The gate was seriously damaged when the Mongols seized the town in 1238 and later, at the beginning of the 17th century, it was again damaged during the Polish invasion. The Golden Gate was repaired at the end of the 17 century when the most of town’s fortifications were being restored. During the reconstructions the earth ramparts adjoined the gate on either side were removed.
The Golden Gate in Vladimir served as the main entrance to the ancient city leading from the Kiev road into the Vladimir’s main street and the residence of princes. Russian rulers, foreign ambassadors and warriors returned from military campaigns used to enter the city through this gate.

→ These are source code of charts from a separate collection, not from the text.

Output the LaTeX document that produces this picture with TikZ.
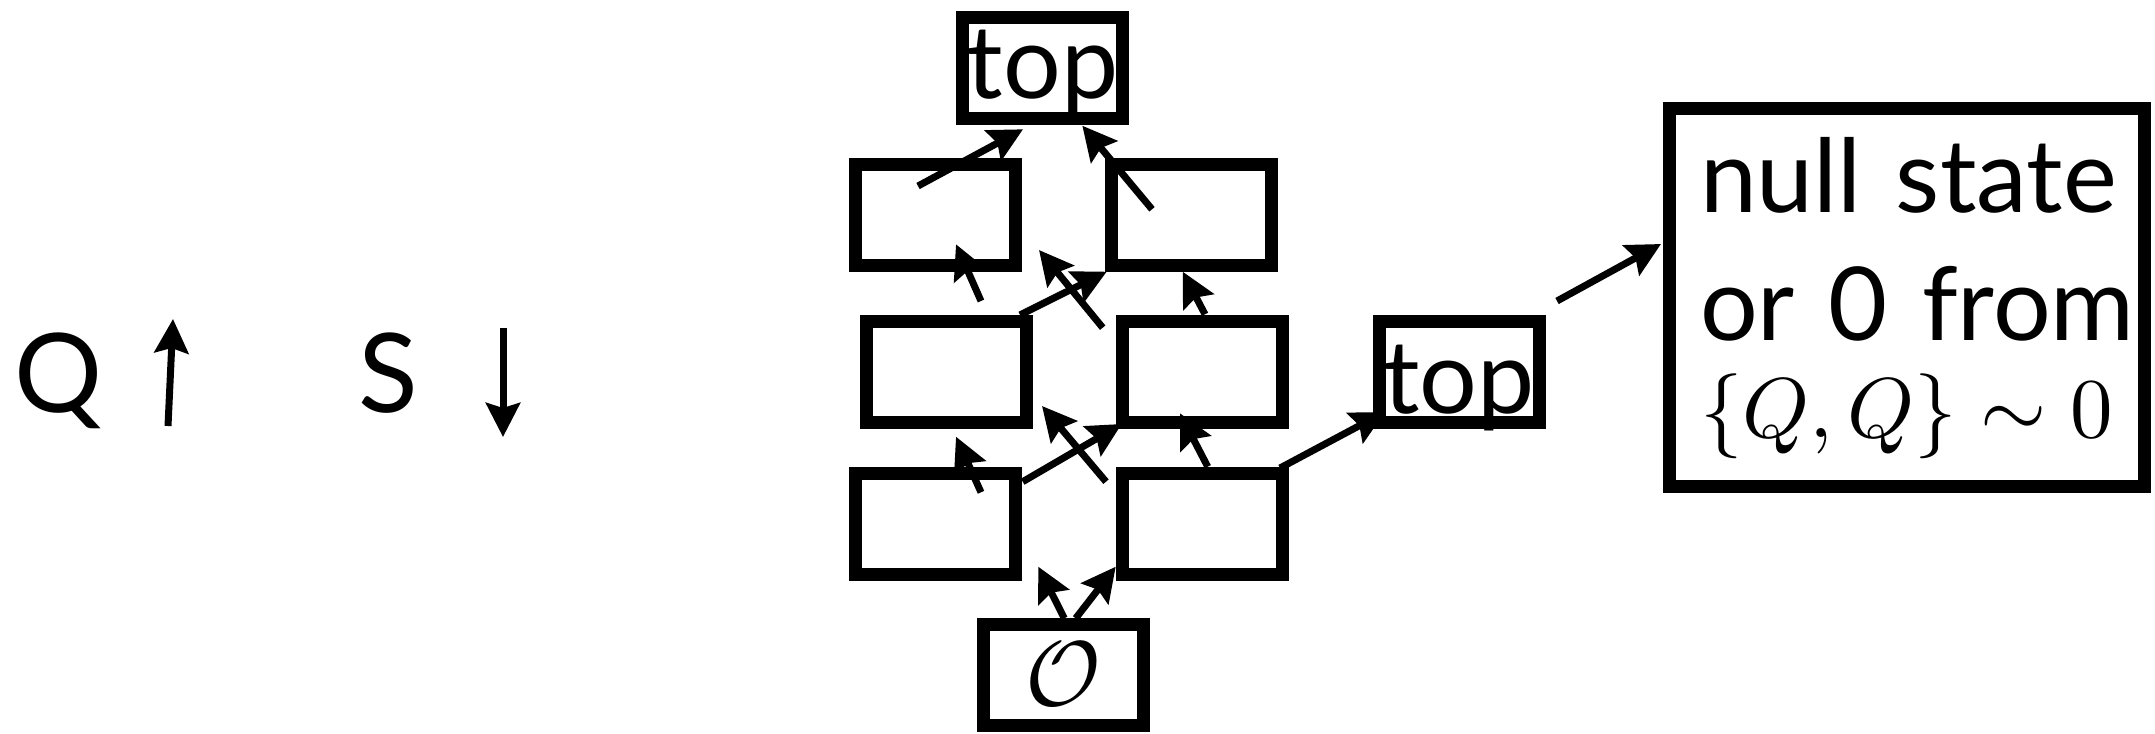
\documentclass[tikz,border=0pt]{standalone}
\usepackage{graphicx}
\usepackage[no-math]{fontspec}
\setmainfont{Lato}
\usetikzlibrary{arrows.meta,calc}

\begin{document}
\begin{tikzpicture}[x=0.5pt,y=-0.5pt,
  box/.style={draw=black, line width=6.5pt, minimum width=80pt,
    minimum height=50.5pt, inner sep=0pt},
  boxtext/.style={font=\fontsize{51}{60}\selectfont},
  link/.style={line width=3.5pt,
    -{Stealth[length=17pt,width=17pt,inset=2.5pt]}},
  sign/.style={anchor=base west, inner sep=0pt,
    font=\fontsize{55}{66}\selectfont},
]
\useasboundingbox (0,0) rectangle (2155,733);

% operators and their direction
\node[sign] (q) at (14,412) {Q};
\node[sign] (s) at (358,412) {S};
\coordinate (qa) at (168,426);
\coordinate (qb) at (173,319);
\coordinate (sa) at (503,328);
\coordinate (sb) at (503,437);
\draw[link] (qa) -- (qb);
\draw[link] (sa) -- (sb);

% lattice of states
\node[box, boxtext, text height=36pt, text depth=6pt] (top) at (1042.5,68) {top};
\node[box] (r1l) at (935.5,214.5) {};
\node[box] (r1r) at (1191.5,214.5) {};
\node[box] (r2l) at (946,372) {};
\node[box] (r2r) at (1202.5,372) {};
\node[box] (r3l) at (935.5,524) {};
\node[box] (r3r) at (1202.5,524) {};
\node[box, font=\fontsize{10}{12}\selectfont] (o) at (1063.5,674.5) {\scalebox{4.6}{$\mathcal{O}$}};
\node[box, boxtext, text height=45pt, text depth=4pt] (topr) at (1459,372) {top};
\node[box, minimum width=237.5pt, minimum height=189pt,
  text width=207pt, align=left, text height=40pt, text depth=125.5pt,
  font=\fontsize{51}{64}\selectfont] (big) at (1907,297.5)
  {\mbox{null state}\\ \mbox{or 0 from}\\[-15.5pt]
   \mbox{\fontsize{10}{12}\selectfont\scalebox{4.25}{$\{Q,Q\}\sim 0$}}};

% arrows between the states
\draw[link] ([shift={(-17.5,-28.5)}]r1l.center) -- ([shift={(-19.5,61.3)}]top.center);
\draw[link] ([shift={(-39.5,-5.2)}]r1r.center) -- ([shift={(39.8,57.7)}]top.center);
\draw[link] ([shift={(35,-71)}]r2l.center) -- ([shift={(20.5,29.8)}]r1l.center);
\draw[link] ([shift={(-99.8,-44.3)}]r2r.center) -- ([shift={(103.5,35.5)}]r1l.center);
\draw[link] ([shift={(74,-57)}]r2l.center) -- ([shift={(-84.8,57.2)}]r1r.center);
\draw[link] ([shift={(2.5,-57.7)}]r2r.center) -- ([shift={(-8.8,57.2)}]r1r.center);
\draw[link] ([shift={(45.5,-31.7)}]r3l.center) -- ([shift={(10,64.7)}]r2l.center);
\draw[link] ([shift={(87.2,-42.3)}]r3l.center) -- ([shift={(-80.8,52)}]r2r.center);
\draw[link] ([shift={(-96.5,-42.3)}]r3r.center) -- ([shift={(96,34)}]r2l.center);
\draw[link] ([shift={(5.2,-57.3)}]r3r.center) -- ([shift={(-22.5,41.3)}]r2r.center);
\draw[link] ([shift={(77.5,-56)}]r3r.center) -- ([shift={(-74,40)}]topr.center);
\draw[link] ([shift={(98,-71)}]topr.center) -- ([shift={(-246,-53.5)}]big.center);
\draw[link] ([shift={(0.8,-56.2)}]o.center) -- ([shift={(102.8,42.7)}]r3l.center);
\draw[link] ([shift={(12.2,-56.2)}]o.center) -- ([shift={(-86.8,42.7)}]r3r.center);
\end{tikzpicture}
\end{document}
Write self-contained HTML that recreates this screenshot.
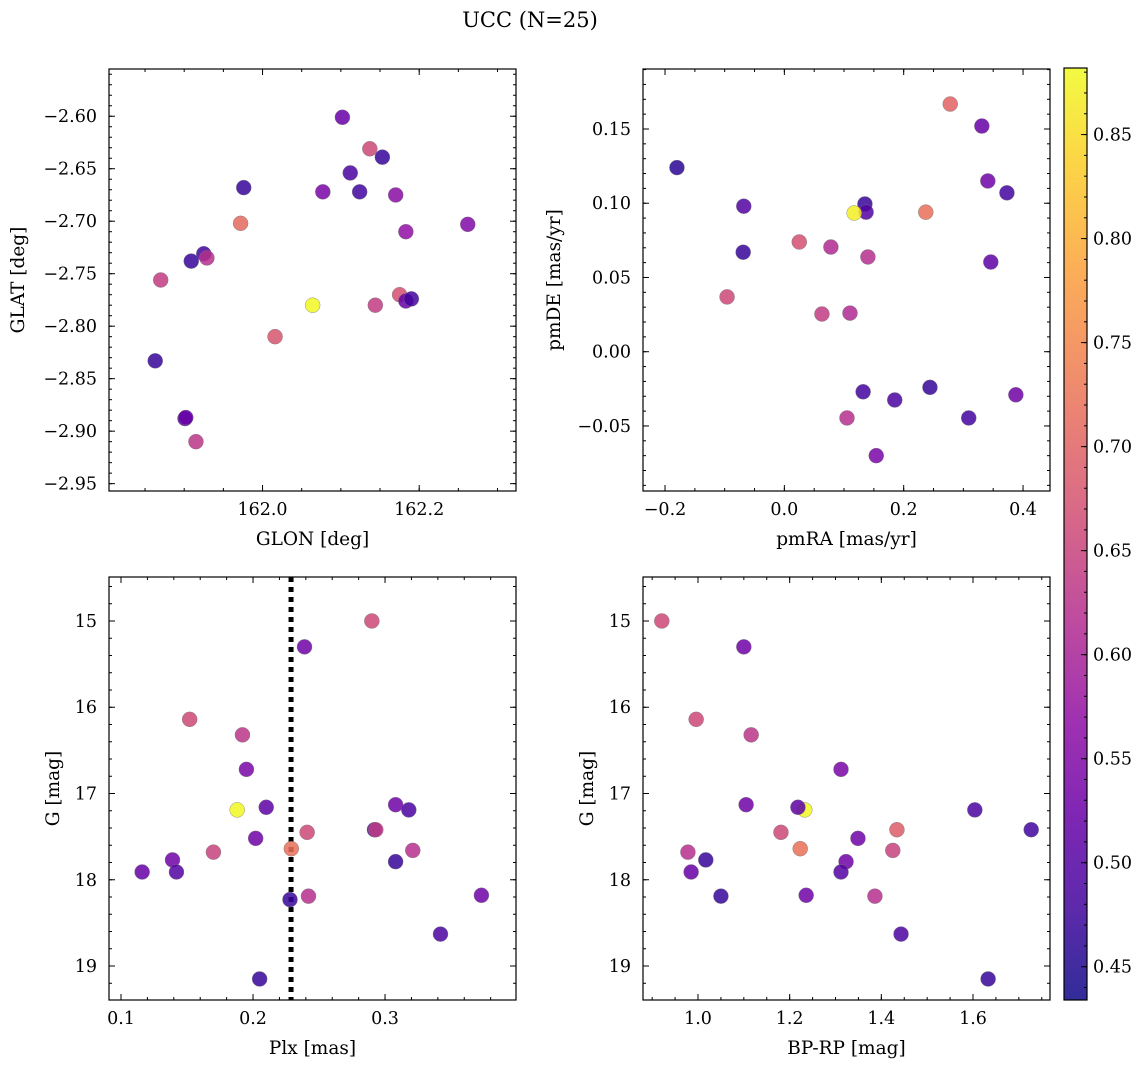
<!DOCTYPE html>
<html><head><meta charset="utf-8"><style>
body{margin:0;background:#fff;}
svg{display:block;font-family:"DejaVu Serif","Liberation Serif",serif;}
</style></head><body>
<svg id="fig" width="1148" height="1068">
<text x="530" y="27" font-size="21" text-anchor="middle">UCC (N=25)</text>
</svg>
<script>
// Panel 1: GLON vs GLAT
const p1x=[162.102,162.137,162.153,162.112,162.124,162.077,161.976,162.170,162.262,161.972,162.183,161.925,161.929,161.909,161.870,162.064,162.144,162.175,162.183,162.190,162.016,161.863,161.901,161.902,161.915];
const p1y=[-2.601,-2.631,-2.639,-2.654,-2.672,-2.672,-2.668,-2.675,-2.703,-2.702,-2.710,-2.731,-2.735,-2.738,-2.756,-2.780,-2.780,-2.770,-2.776,-2.774,-2.810,-2.833,-2.888,-2.887,-2.910];
const p1c=[0.52,0.66,0.47,0.49,0.48,0.54,0.47,0.56,0.55,0.71,0.57,0.48,0.62,0.47,0.64,0.88,0.64,0.67,0.52,0.48,0.68,0.47,0.50,0.52,0.63];
// Panel 2: pmRA vs pmDE
const p2x=[0.278,0.331,-0.180,0.341,0.373,-0.068,0.135,0.137,0.117,0.237,0.025,0.078,-0.069,0.140,0.346,-0.096,0.063,0.110,0.244,0.132,0.185,0.388,0.309,0.105,0.154];
const p2y=[0.1668,0.152,0.124,0.115,0.107,0.098,0.0995,0.094,0.0934,0.094,0.0739,0.0705,0.067,0.0638,0.0604,0.0369,0.0254,0.026,-0.024,-0.027,-0.0325,-0.029,-0.0446,-0.0446,-0.070];
const p2c=[0.70,0.52,0.46,0.53,0.48,0.50,0.47,0.50,0.87,0.72,0.67,0.61,0.47,0.62,0.51,0.66,0.64,0.61,0.47,0.48,0.49,0.53,0.48,0.62,0.54];
// Panel 3: Plx vs G
const p3x=[0.290,0.239,0.152,0.192,0.195,0.188,0.210,0.308,0.318,0.241,0.292,0.293,0.202,0.229,0.321,0.170,0.139,0.308,0.116,0.142,0.242,0.228,0.373,0.342,0.205];
const p3y=[15.00,15.30,16.14,16.32,16.72,17.19,17.16,17.13,17.19,17.45,17.42,17.42,17.52,17.64,17.66,17.68,17.77,17.79,17.91,17.91,18.19,18.23,18.18,18.63,19.15];
const p3c=[0.66,0.53,0.66,0.63,0.54,0.88,0.51,0.53,0.49,0.66,0.48,0.64,0.53,0.72,0.62,0.65,0.53,0.47,0.52,0.50,0.62,0.47,0.53,0.49,0.47];
const plxLine=0.2288;
// Panel 4: BP-RP vs G
const p4x=[0.921,1.100,0.996,1.116,1.312,1.233,1.218,1.105,1.604,1.181,1.434,1.727,1.349,1.223,1.425,0.978,1.017,1.323,0.985,1.312,1.050,1.236,1.386,1.443,1.633];
const p4y=[15.00,15.30,16.14,16.32,16.72,17.19,17.16,17.13,17.19,17.45,17.42,17.42,17.52,17.64,17.66,17.68,17.77,17.79,17.91,17.91,18.19,18.18,18.19,18.63,19.15];
const p4c=[0.66,0.53,0.66,0.63,0.54,0.88,0.51,0.53,0.49,0.66,0.69,0.48,0.53,0.72,0.65,0.62,0.47,0.53,0.52,0.50,0.47,0.53,0.62,0.49,0.47];
const cbTicks=[0.45,0.50,0.55,0.60,0.65,0.70,0.75,0.80,0.85];

const NS="http://www.w3.org/2000/svg";
const svg=document.getElementById('fig');
function mk(tag,attrs,parent){const e=document.createElementNS(NS,tag);for(const k in attrs)e.setAttribute(k,attrs[k]);(parent||svg).appendChild(e);return e;}
const stops=[[13,8,135],[65,4,157],[106,0,168],[143,13,164],[177,42,144],[204,71,120],[225,100,98],[242,132,75],[252,166,54],[252,206,37],[240,249,33]];
const VMIN=0.434,VMAX=0.882;
const TF=17.5, LF=18.5;
function plasma(v){let t=(v-VMIN)/(VMAX-VMIN);t=Math.max(0,Math.min(1,t))*10;const i=Math.min(9,Math.floor(t)),f=t-i;const a=stops[i],b=stops[i+1];return `rgb(${[0,1,2].map(k=>Math.round(a[k]+(b[k]-a[k])*f)).join(',')})`;}

function panel(o){
  const {L,T,R,B,xmin,xmax,ymin,ymax,yinv,xmaj,xmin_,ymaj,ymin_,xfmt,yfmt,xlabel,ylabel,name,xs,ys,cs}=o;
  const g=mk('g',{});
  
  
  const sx=v=>L+(v-xmin)/(xmax-xmin)*(R-L);
  const sy=v=>yinv? T+(v-ymin)/(ymax-ymin)*(B-T) : B-(v-ymin)/(ymax-ymin)*(B-T);
  const range=(a,b,s)=>{const r=[];const n0=Math.ceil(a/s-1e-6),n1=Math.floor(b/s+1e-6);for(let n=n0;n<=n1;n++)r.push(+(n*s).toFixed(6));return r;};
  range(xmin,xmax,xmin_).forEach(v=>{const x=sx(v);mk('line',{x1:x,x2:x,y1:B,y2:B-3,stroke:'#000','stroke-width':1},g);mk('line',{x1:x,x2:x,y1:T,y2:T+3,stroke:'#000','stroke-width':1},g);});
  range(Math.min(ymin,ymax),Math.max(ymin,ymax),ymin_).forEach(v=>{const y=sy(v);mk('line',{x1:L,x2:L+3,y1:y,y2:y,stroke:'#000','stroke-width':1},g);mk('line',{x1:R,x2:R-3,y1:y,y2:y,stroke:'#000','stroke-width':1},g);});
  range(xmin,xmax,xmaj).forEach(v=>{const x=sx(v);mk('line',{x1:x,x2:x,y1:B,y2:B-6,stroke:'#000','stroke-width':1},g);mk('line',{x1:x,x2:x,y1:T,y2:T+6,stroke:'#000','stroke-width':1},g);
    const t=mk('text',{x:x,y:B+24,'font-size':TF,'text-anchor':'middle'},g);t.textContent=xfmt(v);
    
    });
  range(Math.min(ymin,ymax),Math.max(ymin,ymax),ymaj).forEach(v=>{const y=sy(v);mk('line',{x1:L,x2:L+6,y1:y,y2:y,stroke:'#000','stroke-width':1},g);mk('line',{x1:R,x2:R-6,y1:y,y2:y,stroke:'#000','stroke-width':1},g);
    const t=mk('text',{x:L-12,y:y+6,'font-size':TF,'text-anchor':'end'},g);t.textContent=yfmt(v);
    
    });
  if(o.vline!==undefined){const x=sx(o.vline);const ln=mk('line',{x1:x,x2:x,y1:T,y2:B,stroke:'#000','stroke-width':5,'stroke-dasharray':'5 5'},g);
    
    }
  xs.forEach((v,i)=>{const c=mk('circle',{cx:sx(v),cy:sy(ys[i]),r:7.5,fill:plasma(cs[i]),'fill-opacity':0.85,stroke:'#777','stroke-width':0.4},g);
    
    });
  mk('rect',{x:L,y:T,width:R-L,height:B-T,fill:'none',stroke:'#000','stroke-width':1.2},g);
  const xl=mk('text',{x:(L+R)/2,y:B+54,'font-size':LF,'text-anchor':'middle'},g);xl.textContent=xlabel;
  
  
  const ylx=o.ylx, yc=(T+B)/2;
  const yl=mk('text',{x:ylx,y:yc,'font-size':LF,'text-anchor':'middle',transform:`rotate(-90 ${ylx} ${yc})`},g);yl.textContent=ylabel;
  
  
}
const f1=v=>v.toFixed(1), f0=v=>v.toFixed(0);
const fm=d=>v=>(v<0?'\u2212':'')+Math.abs(v).toFixed(d);
panel({L:109,T:69,R:516,B:491,xmin:161.804,xmax:162.3236,ymin:-2.957,ymax:-2.555,yinv:false,xmaj:0.2,xmin_:0.05,ymaj:0.05,ymin_:0.01,xfmt:f1,yfmt:fm(2),xlabel:'GLON [deg]',ylabel:'GLAT [deg]',ylx:24,name:'glon-glat-panel',xs:p1x,ys:p1y,cs:p1c});
panel({L:643,T:69,R:1050,B:491,xmin:-0.2369,xmax:0.4452,ymin:-0.0938,ymax:0.1904,yinv:false,xmaj:0.2,xmin_:0.05,ymaj:0.05,ymin_:0.01,xfmt:fm(1),yfmt:fm(2),xlabel:'pmRA [mas/yr]',ylabel:'pmDE [mas/yr]',ylx:560,name:'pm-panel',xs:p2x,ys:p2y,cs:p2c});
panel({L:109,T:577,R:516,B:1000,xmin:0.0909,xmax:0.3992,ymin:14.49,ymax:19.394,yinv:true,xmaj:0.1,xmin_:0.02,ymaj:1,ymin_:0.2,xfmt:f1,yfmt:f0,xlabel:'Plx [mas]',ylabel:'G [mag]',ylx:59,name:'plx-g-panel',xs:p3x,ys:p3y,cs:p3c,vline:plxLine});
panel({L:643,T:577,R:1050,B:1000,xmin:0.88,xmax:1.768,ymin:14.49,ymax:19.394,yinv:true,xmaj:0.2,xmin_:0.05,ymaj:1,ymin_:0.2,xfmt:f1,yfmt:f0,xlabel:'BP-RP [mag]',ylabel:'G [mag]',ylx:593,name:'cmd-panel',xs:p4x,ys:p4y,cs:p4c});

// colorbar
const cb=mk('g',{});


const CL=1064,CR=1087,CT=68,CB=1000;
const cy=v=>CB-(v-VMIN)/(VMAX-VMIN)*(CB-CT);
const defs=mk('defs',{},cb);const gr=mk('linearGradient',{id:'pl',x1:0,y1:1,x2:0,y2:0},defs);
for(let i=0;i<=20;i++){const v=VMIN+(VMAX-VMIN)*i/20;mk('stop',{offset:(i/20),'stop-color':plasma(v)},gr);}
mk('rect',{x:CL,y:CT,width:CR-CL,height:CB-CT,fill:'url(#pl)','fill-opacity':0.85},cb);
for(let n=44;n<=88;n++){const y=cy(n/100);mk('line',{x1:CR,x2:CR-3,y1:y,y2:y,stroke:'#000'},cb);}
cbTicks.forEach(v=>{const y=cy(v);mk('line',{x1:CR,x2:CR-6,y1:y,y2:y,stroke:'#000'},cb);
  const t=mk('text',{x:CR+6,y:y+6,'font-size':TF},cb);t.textContent=v.toFixed(2);
  
  });
mk('rect',{x:CL,y:CT,width:CR-CL,height:CB-CT,fill:'none',stroke:'#000','stroke-width':1.2},cb);
</script>
</body></html>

Nowadays, the gate no longer marks the entrance to Vladimir, but rather its center, as well as it no longer fulfills the role of the fortification. Today, the gate church houses the museum dedicated to the military history of Vladimir.
The Golden Gate in Vladimir is listed as a UNESCO World Heritage monument.
The Golden Gate offers a nice view over the city. The museum has a remarkable diorama; don’t hesitate to ask the museum staff to switch it on.